Il caso / Gioco

Sale giochi chiuse? Non tutte. C'è chi è pronto alla battaglia

Partito il divieto di mettere a disposizione della clientela macchinette per il gioco d'azzardo in un raggio di 300 metri dai luoghi sensibili. Operatori sul piede di guerra. La strategia è chiara: chi potrà terrà aperto, in attesa della polizia municipale

di Chiara Zomer

TRENTO. È scattata venerdì 12 agosto l'ora X. A mezzanotte è scattato il divieto di mettere a disposizione della clientela macchinette per il gioco d'azzardo in un raggio di 300 metri dai luoghi sensibili. Quindi le sale giochi della città hanno chiuso i battenti? la maggior parte sì. Ma non tutte. Alcune stanno ragionando di dare battaglia ad una norma provinciale che ritengono ingiusta.

«A Bolzano l'hanno fatto, e dal 2011 il caso è in attesa di definizione. E loro lavorano da allora» osserva Dino Rebek, un operatore. La strategia è chiara: chi potrà terrà aperto, in attesa della polizia municipale. Che quando arriverà per un controllo, non potrà fare altro che staccare un verbale di sanzione.

Quella potrà essere impugnata davanti al Tar, dando il via all'iter giudiziario, sulla falsariga - ma i casi saranno molto diversi - di quanto accaduto appunto a Bolzano. Solo che per farlo serve avere spalle abbastanza larghe da reggere il rischio della multa, che non è di pochi spiccioli. Ma andando con ordine, la questione ormai è nota: è entrata in vigore la legge provinciale che vieta l'attività di gioco d'azzardo vicino ai luoghi sensibili,- che sono poi chiese, scuole, Rsa, e in genere luoghi frequentati da un'utenza in qualche modo fragile.

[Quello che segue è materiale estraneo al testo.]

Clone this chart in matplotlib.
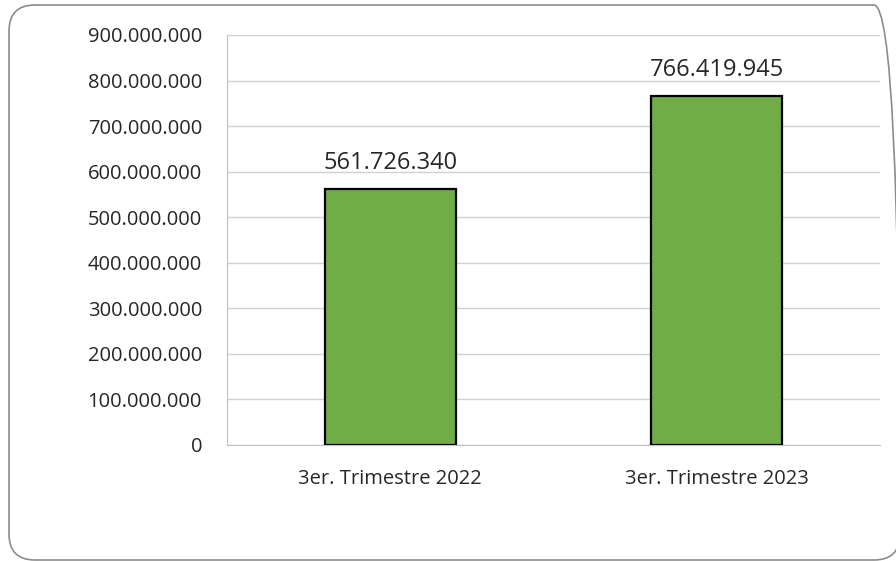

I gestori di sale giochi, tuttavia, contestano il provvedimento da anni, dicendo che la norma è tropo restrittiva: i 300 metri sono intesi in linea d'aria. Il che significa, in città, che non c'è possibilità per nessuno di aprire una sala giochi.

«Noi avevamo un lavoro onesto, ora non possiamo più farlo - osserva Dino Rebek, gestore di 8 sale giochi, 6 delle quali colpite dal provvedimento - ma chi potrà, resisterà. Io lo farò tenendo due macchinette in due delle sale giochi da chiudere. Le altre le chiuderò. Il personale? È in ferie, non posso licenziarli. Siamo una famiglia».

In alcune sale giochi ha già affisso un cartello per spiegare ai clienti perché le porte saranno chiuse. In quella che resta aperta, aspetterà i vigili.L'obiettivo è trasformare una battaglia politica in una contesa giuridica. Ma per farlo serve un atto da impugnare. La multa lo è: i vigili da oggi la potranno staccare a chiunque non chiuda l'attività. Si parla di una sanzione da mille a 5 mila euro a macchinetta. Multa destinata ad approdare davanti al Tar e a diventare causa quasi certa di un'eccezione di incostituzionalità.

Lo chiarisce l'avvocato Michele Busetti, che in questi anni ha seguito la categoria e che si è studiato il caso. Uno dei motivi di contestazione - spiega - può essere che il 96 - 97% delle sale giochi dovrebbero chiudere l'attività, non potrebbero aprirne né di nuove né traslocarne di esistenti, perché di fatto non ci sono aree insediabili. «Questo significa un tentativo d'espulsione del comparto imprenditoriale e questo viola l'articolo 43 della costituzione». Ci sarebbe poi, osserva, una possibile violazione di una direttiva comunitaria. Insomma, la partita si può ancora giocare.

E il caso di Bolzano che gli imprenditori stanno citando in queste ore? L'avvocato Busetti lo conosce bene, lo segue lui: «Nel 2011 ha seguito di una norma analoga a quella di Trento, a Bolzano è stata dichiarata in delibera la decadenza delle licenze amministrative. Abbiamo impugnato, e da allora vige una sospensiva, su quelle delibere». In sintesi, le sale giochi continuano a lavorare. Ed è questo l'obiettivo anche delle sale giochi in Trentino.